Sementara itu, di Kabupaten Ngada tercatat tiga kelompok masyarakat adat dengan total tanah lebih dari 113 hektare yang siap didaftarkan. Adapun di Kabupaten Nagekeo, sembilan bidang tanah ulayat dengan luas hampir 196 hektare akan segera melalui proses yang sama.
Bupati Manggarai, Herybertus G.L. Nabit, menyambut baik langkah pemerintah ini. Ia menekankan pentingnya penyebarluasan informasi agar seluruh masyarakat adat memahami manfaat program tersebut.
“Jangan berpikir program ini hanya untuk Kota Ruteng atau Todo. Ke depan, akan diperluas ke wilayah lain. Namun keberhasilannya tetap bergantung pada kesadaran masyarakat hukum adat sendiri,” ujar Herybertus.
Program pendaftaran tanah ulayat merupakan bagian dari Integrated Land Administration and Spatial Planning Project (ILASPP), hasil kerja sama ATR/BPN dengan Bank Dunia. Di NTT, kegiatan ini berlangsung di tiga kabupaten: Timor Tengah Selatan, Manggarai, dan Sumba Timur.
Dalam kesempatan yang sama, ATR/BPN juga menyerahkan 200 sertipikat tanah hasil program Pendaftaran Tanah Sistematis Lengkap (PTSL) kepada masyarakat Manggarai. Penyerahan dilakukan secara simbolis oleh Bupati Herybertus bersama pejabat ATR/BPN.
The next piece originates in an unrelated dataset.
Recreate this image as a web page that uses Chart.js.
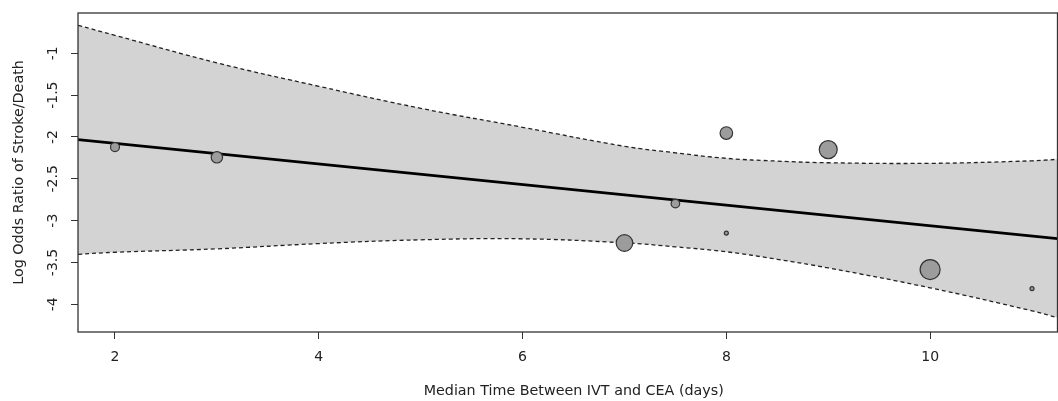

Selain itu, sejumlah narasumber turut hadir memberikan penjelasan mengenai pentingnya pendaftaran tanah ulayat. Di antaranya, Kepala Subdirektorat Pendaftaran Tanah Ulayat dan Tanah Komunal Setyo Anggraini; Program Manager Project Management Unit ILASPP, M. Sigit Widodo; Senior National Policy Manager Landesa Indonesia, Rino Subagyo; serta perwakilan Kementerian Dalam Negeri, Nitta Rosalin Marbun, yang hadir secara daring.
Dengan langkah ini, pemerintah berharap tanah ulayat masyarakat hukum adat dapat terlindungi, sekaligus memberikan kepastian hukum bagi generasi mendatang.